# KEY.TO Keyera Corp



## 1sImage (Jan 2, 2013)

Anyone else have this. I noticed its been creeping up a bit. Seems to be a great stock, holds well. 

Im holding 722 shares, an thinking of getting some more.


----------



## Eder (Feb 16, 2011)

I bought in in the low $40's. Nice div and sky high pe and pb...can't have everything.


----------



## 1sImage (Jan 2, 2013)

Nice buy, you bought around a year ago?


----------



## Eder (Feb 16, 2011)

I bought last summer ....seems like a good move so far....I also had AltaGas on my want list at that time but I didnt pull the trigger ...dumb


----------



## 1sImage (Jan 2, 2013)

Ive got that one aswell, 767 shares of AltaGas.
Its been a very good first 19 days of Jan so far.


----------



## maxandrelax (Jul 11, 2012)

1sImage said:


> Ive got that one aswell, 767 shares of AltaGas.
> Its been a very good first 19 days of Jan so far.


It is a period of seasonal strength for the oil service companies. So many have been beat down. Look at Ensign as well (ESI). These are two of my favorites. 

"According to EquityClock.com, the oil services sector has a period of seasonal strength from Jan. 15 to May 9. The trade has been profitable in 18 of the past 22 periods. Average return per period is 15.9 per cent. The oil services sector has been described as the “energy sector on steroids” based on its relative performance."


----------



## 1sImage (Jan 2, 2013)

Good to know! I'll have a look at esi.


----------



## 1sImage (Jan 2, 2013)

This stock has been on a tear since I originally posted this thread. The last year even...

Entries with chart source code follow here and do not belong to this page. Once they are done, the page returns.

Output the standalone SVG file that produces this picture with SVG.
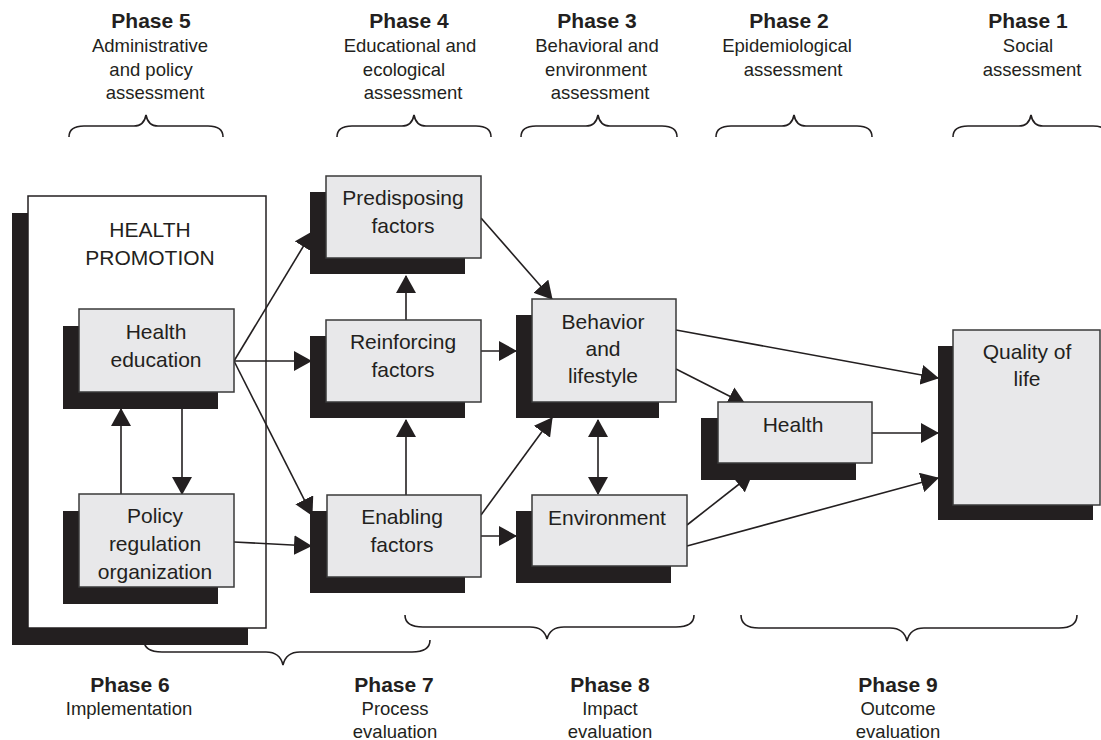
<svg xmlns="http://www.w3.org/2000/svg" width="1101" height="740" viewBox="0 0 1101 740">
<style>
text{font-family:"Liberation Sans",Arial,sans-serif;fill:#231f20;text-anchor:middle}
.ph{font-size:21px;font-weight:bold}
.sub{font-size:18.5px}
.nt{font-size:21px}
.box{fill:#e8e8ea;stroke:#3a3a3a;stroke-width:1.5}
.sh{fill:#231f20}
.brace{fill:none;stroke:#231f20;stroke-width:1.6}
.cn{fill:none;stroke:#231f20;stroke-width:1.6}
</style>
<defs>
<marker id="ah" viewBox="0 0 18 20" refX="17" refY="10" markerWidth="18" markerHeight="20" markerUnits="userSpaceOnUse" orient="auto-start-reverse">
<path d="M0,0 L18,10 L0,20 z" fill="#231f20"/>
</marker>
</defs>

<g id="phase-labels">
<text class="ph" x="151" y="28">Phase 5</text>
<text class="sub" x="150" y="52">Administrative</text>
<text class="sub" x="151" y="76">and policy</text>
<text class="sub" x="155" y="99">assessment</text>

<text class="ph" x="409" y="28">Phase 4</text>
<text class="sub" x="410" y="52">Educational and</text>
<text class="sub" x="404" y="76">ecological</text>
<text class="sub" x="413" y="99">assessment</text>

<text class="ph" x="597" y="28">Phase 3</text>
<text class="sub" x="597" y="52">Behavioral and</text>
<text class="sub" x="596" y="76">environment</text>
<text class="sub" x="600" y="99">assessment</text>

<text class="ph" x="789" y="28">Phase 2</text>
<text class="sub" x="787" y="52">Epidemiological</text>
<text class="sub" x="793" y="76">assessment</text>

<text class="ph" x="1028" y="28">Phase 1</text>
<text class="sub" x="1028" y="52">Social</text>
<text class="sub" x="1032" y="76">assessment</text>

<text class="ph" x="130" y="692">Phase 6</text>
<text class="sub" x="129" y="715">Implementation</text>

<text class="ph" x="394" y="692">Phase 7</text>
<text class="sub" x="395" y="715">Process</text>
<text class="sub" x="395" y="738">evaluation</text>

<text class="ph" x="610" y="692">Phase 8</text>
<text class="sub" x="610" y="715">Impact</text>
<text class="sub" x="610" y="738">evaluation</text>

<text class="ph" x="898" y="692">Phase 9</text>
<text class="sub" x="898" y="715">Outcome</text>
<text class="sub" x="898" y="738">evaluation</text>
</g>

<g id="braces">
<path class="brace" d="M69,137 Q69,126 84,126 L134,126 Q144,126 146,115 Q148,126 158,126 L208,126 Q223,126 223,137"/>
<path class="brace" d="M337,137 Q337,126 352,126 L402,126 Q412,126 414,115 Q416,126 426,126 L476,126 Q491,126 491,137"/>
<path class="brace" d="M521,137 Q521,126 536,126 L586,126 Q596,126 598,115 Q600,126 610,126 L662,126 Q677,126 677,137"/>
<path class="brace" d="M716,137 Q716,126 731,126 L782,126 Q792,126 794,115 Q796,126 806,126 L857,126 Q872,126 872,137"/>
<path class="brace" d="M953,137 Q953,126 968,126 L1019,126 Q1029,126 1031,115 Q1033,126 1043,126 L1093,126 Q1108,126 1108,137"/>

<path class="brace" d="M144,640 Q144,652 162,652 L266,652 Q280,652 283,665 Q286,652 300,652 L412,652 Q430,652 430,640"/>
<path class="brace" d="M405,615 Q405,627 423,627 L530,627 Q544,627 547,639 Q550,627 564,627 L676,627 Q694,627 694,615"/>
<path class="brace" d="M741,615 Q741,628 759,628 L890,628 Q904,628 907,641 Q910,628 924,628 L1059,628 Q1077,628 1077,615"/>
</g>

<g id="health-promotion">
<rect class="sh" x="12" y="213" width="236" height="432"/>
<rect x="28" y="196" width="238" height="432" fill="#ffffff" stroke="#231f20" stroke-width="1.5"/>
<text class="nt" x="150" y="237">HEALTH</text>
<text class="nt" x="150" y="265">PROMOTION</text>
</g>

<g id="connectors">
<line class="cn" x1="234" y1="361" x2="312" y2="232" marker-end="url(#ah)"/>
<line class="cn" x1="234" y1="361" x2="311" y2="361" marker-end="url(#ah)"/>
<line class="cn" x1="234" y1="361" x2="312" y2="515" marker-end="url(#ah)"/>
<line class="cn" x1="234" y1="542" x2="311" y2="546" marker-end="url(#ah)"/>
<line class="cn" x1="121" y1="494" x2="121" y2="409" marker-end="url(#ah)"/>
<line class="cn" x1="182" y1="409" x2="182" y2="494" marker-end="url(#ah)"/>
<line class="cn" x1="406" y1="322" x2="406" y2="276" marker-end="url(#ah)"/>
<line class="cn" x1="406" y1="495" x2="406" y2="420" marker-end="url(#ah)"/>
<line class="cn" x1="481" y1="218" x2="552" y2="299" marker-end="url(#ah)"/>
<line class="cn" x1="481" y1="351" x2="516" y2="351" marker-end="url(#ah)"/>
<line class="cn" x1="481" y1="515" x2="552" y2="418" marker-end="url(#ah)"/>
<line class="cn" x1="481" y1="536" x2="516" y2="536" marker-end="url(#ah)"/>
<line class="cn" x1="598" y1="420" x2="598" y2="494" marker-start="url(#ah)" marker-end="url(#ah)"/>
<line class="cn" x1="676" y1="330" x2="938" y2="378" marker-end="url(#ah)"/>
<line class="cn" x1="676" y1="369" x2="745" y2="404" marker-end="url(#ah)"/>
<line class="cn" x1="687" y1="525" x2="752" y2="474" marker-end="url(#ah)"/>
<line class="cn" x1="872" y1="433" x2="938" y2="433" marker-end="url(#ah)"/>
<line class="cn" x1="687" y1="546" x2="938" y2="478" marker-end="url(#ah)"/>
</g>

<g id="health-education">
<rect class="sh" x="63" y="326" width="155" height="83"/>
<rect class="box" x="79" y="309" width="155" height="83"/>
<text class="nt" x="156" y="339">Health</text>
<text class="nt" x="156" y="367">education</text>
</g>

<g id="policy">
<rect class="sh" x="63" y="511" width="155" height="93"/>
<rect class="box" x="79" y="494" width="155" height="93"/>
<text class="nt" x="155" y="523">Policy</text>
<text class="nt" x="155" y="551">regulation</text>
<text class="nt" x="155" y="579">organization</text>
</g>

<g id="predisposing">
<rect class="sh" x="310" y="192" width="155" height="82"/>
<rect class="box" x="326" y="176" width="155" height="82"/>
<text class="nt" x="403" y="205">Predisposing</text>
<text class="nt" x="403" y="233">factors</text>
</g>

<g id="reinforcing">
<rect class="sh" x="310" y="336" width="155" height="82"/>
<rect class="box" x="326" y="320" width="155" height="82"/>
<text class="nt" x="403" y="349">Reinforcing</text>
<text class="nt" x="403" y="377">factors</text>
</g>

<g id="enabling">
<rect class="sh" x="310" y="511" width="155" height="82"/>
<rect class="box" x="327" y="495" width="154" height="82"/>
<text class="nt" x="402" y="524">Enabling</text>
<text class="nt" x="402" y="552">factors</text>
</g>

<g id="behavior">
<rect class="sh" x="516" y="315" width="143" height="103"/>
<rect class="box" x="532" y="299" width="144" height="103"/>
<text class="nt" x="603" y="329">Behavior</text>
<text class="nt" x="603" y="356">and</text>
<text class="nt" x="603" y="383">lifestyle</text>
</g>

<g id="environment">
<rect class="sh" x="516" y="511" width="155" height="72"/>
<rect class="box" x="532" y="495" width="155" height="71"/>
<text class="nt" x="607" y="525">Environment</text>
</g>

<g id="health">
<rect class="sh" x="701" y="418" width="155" height="62"/>
<rect class="box" x="718" y="402" width="154" height="61"/>
<text class="nt" x="793" y="432">Health</text>
</g>

<g id="quality">
<rect class="sh" x="938" y="346" width="155" height="174"/>
<rect class="box" x="953" y="330" width="147" height="175"/>
<text class="nt" x="1027" y="359">Quality of</text>
<text class="nt" x="1027" y="386">life</text>
</g>
</svg>
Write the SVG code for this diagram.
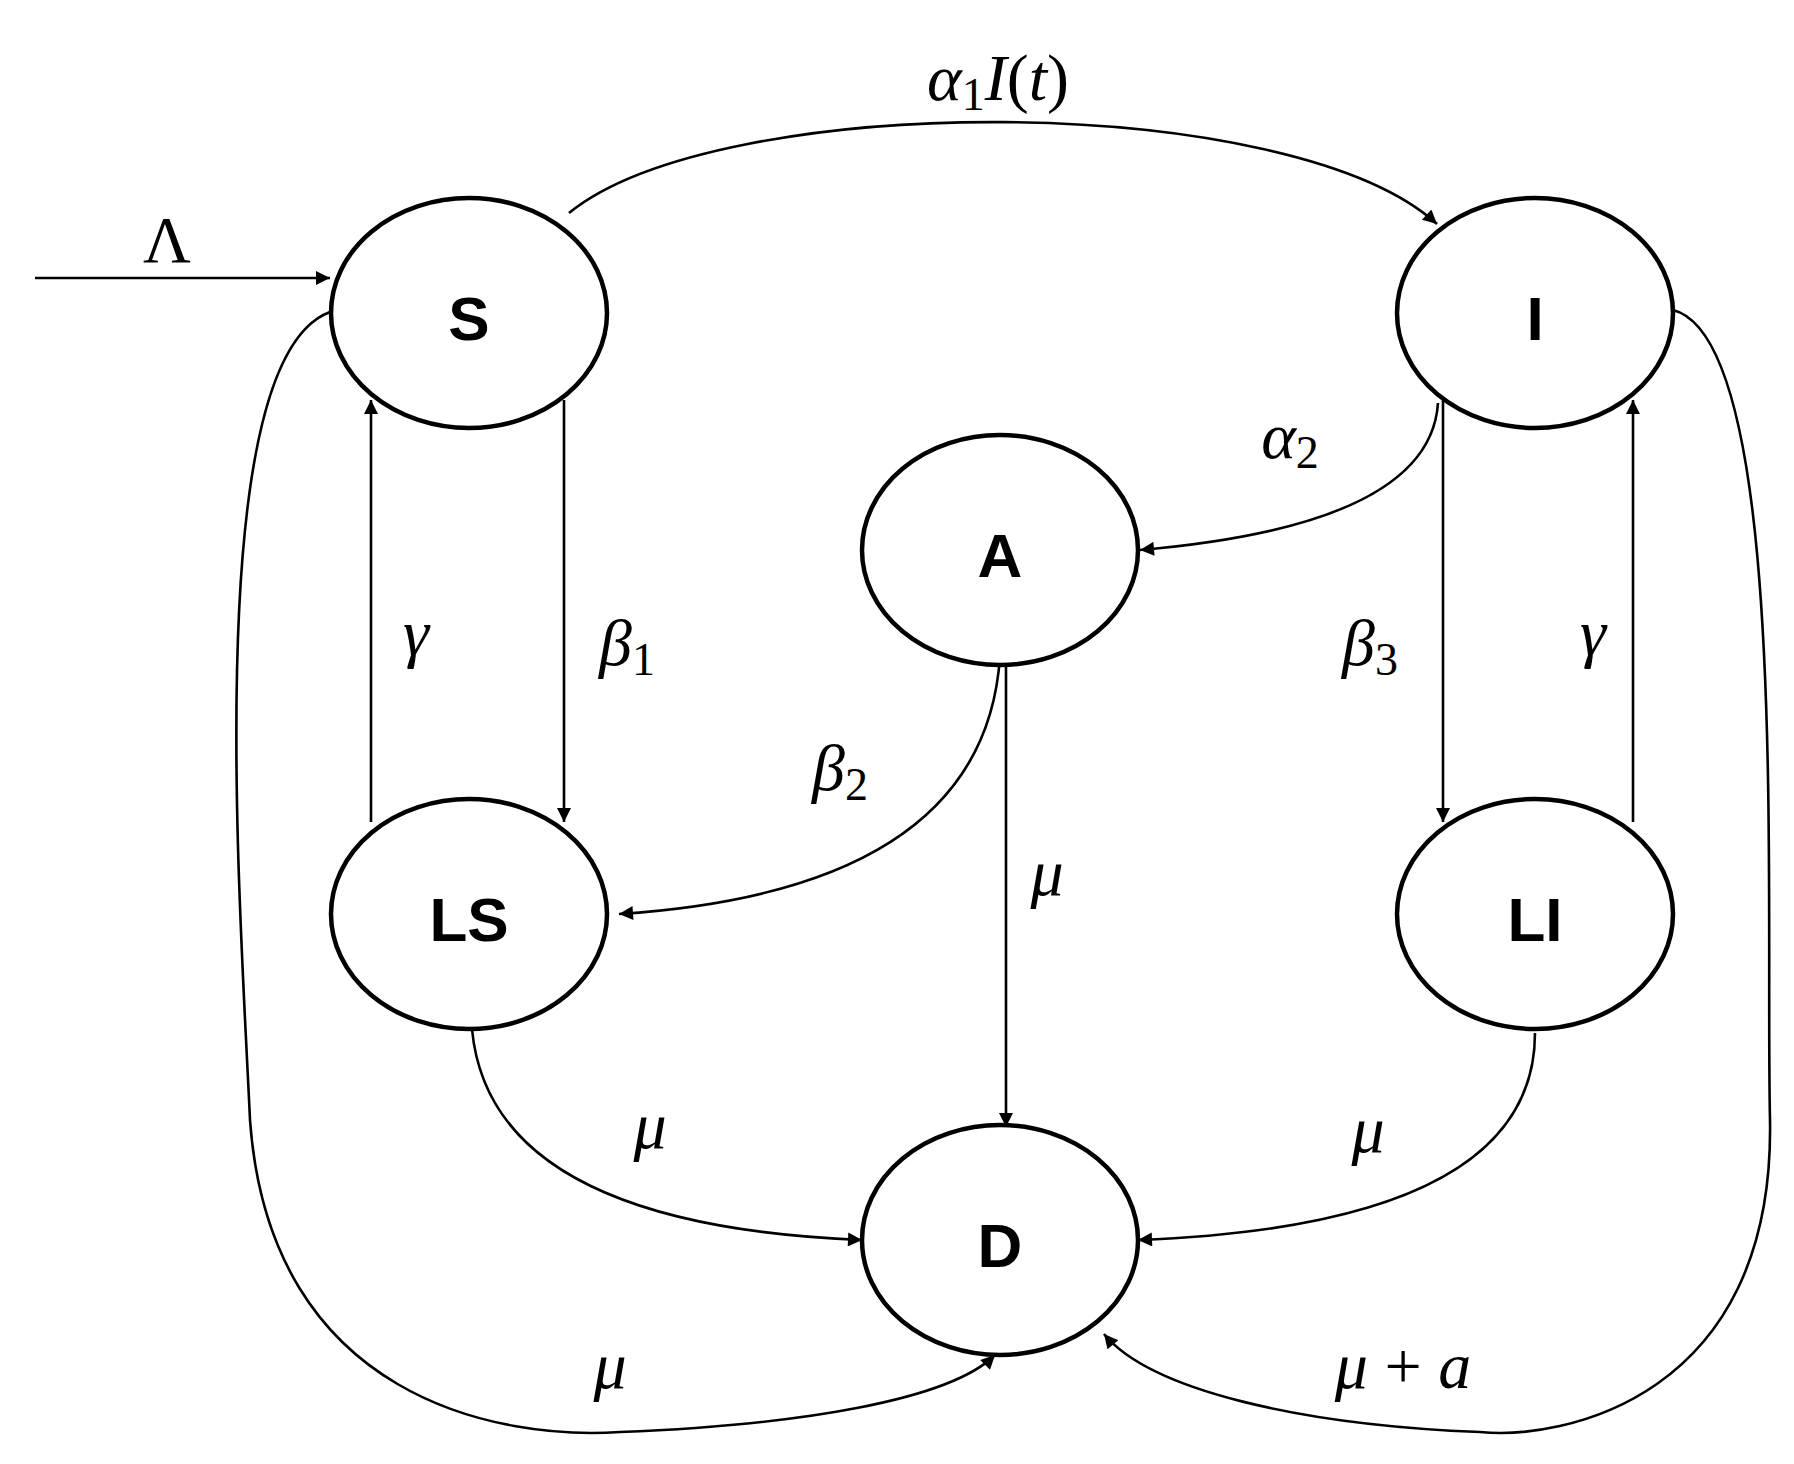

http://www.marketwatch.com/investing/stock/KEY?countrycode=CA

Check out it's last years graph!!!!!


----------



## PuckiTwo (Oct 26, 2011)

Keyera was up yesterday 4.75%. Only news I could find was a Scotia upgrade to sector outperform from perform. I am up over 400% on this one. Crazy.


----------



## Canuck (Mar 13, 2012)

Bought Jan 2009 at $23.21. Yield on cost is 11.1% . up 239%


----------



## PuckiTwo (Oct 26, 2011)

Canuck said:


> Bought Jan 2009 at $23.21. Yield on cost is 11.1% . up 239%


I had 1000 shs, my FA at that time convinced me to sell 500 - still could kick myself on listening to him.


----------



## Canuck (Mar 13, 2012)

PuckiTwo said:


> I had 1000 shs, my FA at that time convinced me to sell 500 - still could kick myself on listening to him.


ugh hate that  I did a similar thing with IPL a few years back, cut my position in half.

I have 404 shares. I bought 400 so at some point over the last 5 years they gave me 4 shares, not sure what that was all about.


----------



## PuckiTwo (Oct 26, 2011)

Canuck said:


> ugh hate that  I did a similar thing with IPL a few years back, cut my position in half.
> 
> I have 404 shares. I bought 400 so at some point over the last 5 years they gave me 4 shares, not sure what that was all about.


Duuuhhhh - I checked mine I have 9 more on 500. Never noticed - need to spend more investigation on my long existing positions. Thks for the heads up.


----------



## fatcat (Nov 11, 2009)

10% jump ?
i see holds and downgrades
i do see dividend announcement
any idea on 10% i can't see anything


----------